Mitigating Suspicious Time Periods in Inspection Data

By Andrew Waters, Director, Data Scientist at Pinnacle, and Vyacheslav Nadvoretskiy, PhD, Principal Data Scientist at Pinnacle. October 27, 2023


Historical inspection data plays a pivotal role in the industrial asset management industry, helping owner-operators make critical inspection, maintenance, and repair decisions that directly impact the integrity and reliability of their facilities. Despite the important role that data plays in making these decisions, industry practitioners are often hesitant to fully trust their data. In our recent Inspectioneering Journal article, “Don’t Throw Out Your IDMS Data: Use Statistics to Rebuild Trust,” we outlined four commonly encountered data integrity challenges:

  1. Outlier Data Readings
  2. Thickness Measurement Growths
  3. Potential Resets and Repairs
  4. Missing Data Values

In this short follow-up blog, we consider a fifth challenge: Suspicious Time Periods, where one might trust most of the historical inspection data they have at their disposal except for data collected over a certain date range. The basis for this mistrust can range from major equipment overhauls, to inspection program changes (potentially causing mistrust in data collected under previous programs), to simply a mistrust in the inspection personnel over a small date range of, say, less than five years.

We recently conducted a study on thickness data from a major refiner who had reasons to believe that data collected prior to 2015 should be removed from future analysis tasks. Our goal was to determine if this was the case and, if it was, if there was any value in the data collected prior to 2015. This task is one that is statistically testable, meaning that we can apply statistics to provide quantitative, rather than purely qualitative, justifications for our recommendations.
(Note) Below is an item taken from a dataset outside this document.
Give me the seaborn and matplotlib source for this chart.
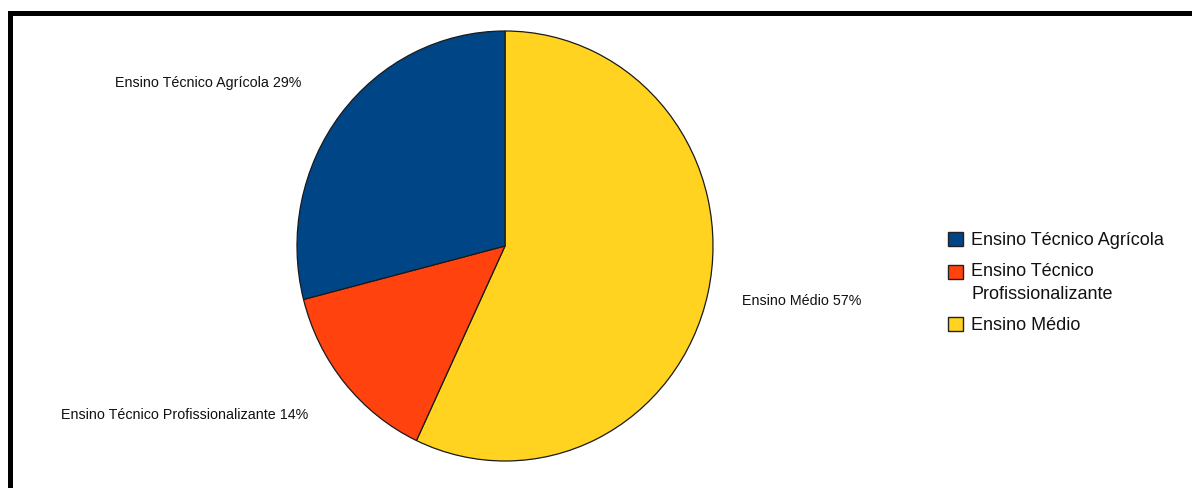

We can help this refiner determine if it should remove data collected prior to 2015 from future analysis tasks by examining the number of anomalous data points detected using only the data collected before 2015, only the data collected after 2015, and all available data taken together. For a brief overview, an outlier is a measurement value that does not fit well with the other available data points. Outliers can be assessed by inserting a best-fit regression line through your thickness data and calculating a confidence interval around that regression line. Any points falling outside of that confidence interval should be flagged as outliers. Figure 1 illustrates the identification of an outlier.

Figure 1
Figure 1a. A typical set of CML data points along with a best-fit regression line (solid black) and confidence interval (shaded grey). Overall, this data is well-behaved, and the overall trend shows consistent degradation over time.
Figure 1b. A single outlier point (red circle) dramatically increases the size of the confidence interval.

In this case, we computed the number of detected outliers for the three time periods outlined above. We found that more than 20% of CMLs in the population had no outliers when only analyzing the pre-2015 or post-2015 data, but did contain outliers when examining all of the data together. This clearly indicated that, for a large percentage of CMLs, the post-2015 data did indeed change the statistics of our data and could not be considered statistically equivalent to data taken pre-2015. In short, the refiner’s suspicions were correct, and this could be shown quantitatively.

However, simply deleting this data would be highly inadvisable. In our analysis, we found that historical corrosion rates prior to 2015 were significantly higher than the post-2015 rates in roughly 80% of the CML population. The pre-2015 data did provide a window into how bad corrosion can be for these CML populations – information that can be useful when estimating future degradation and worst-case behavior for the assets in question.


Facilities are often suspicious of thickness data collected during certain date ranges. Statistics and quantitative methods can evaluate whether these concerns are valid and to what extent suspicious data can complicate analysis tasks. In our analysis of the real inspection dataset, we found that the refiner’s concerns regarding their data were indeed justified and that some data isolation for analysis tasks was justified. However, the previously collected data still provided useful information regarding past behavior that could prove helpful when predicting future asset behavior.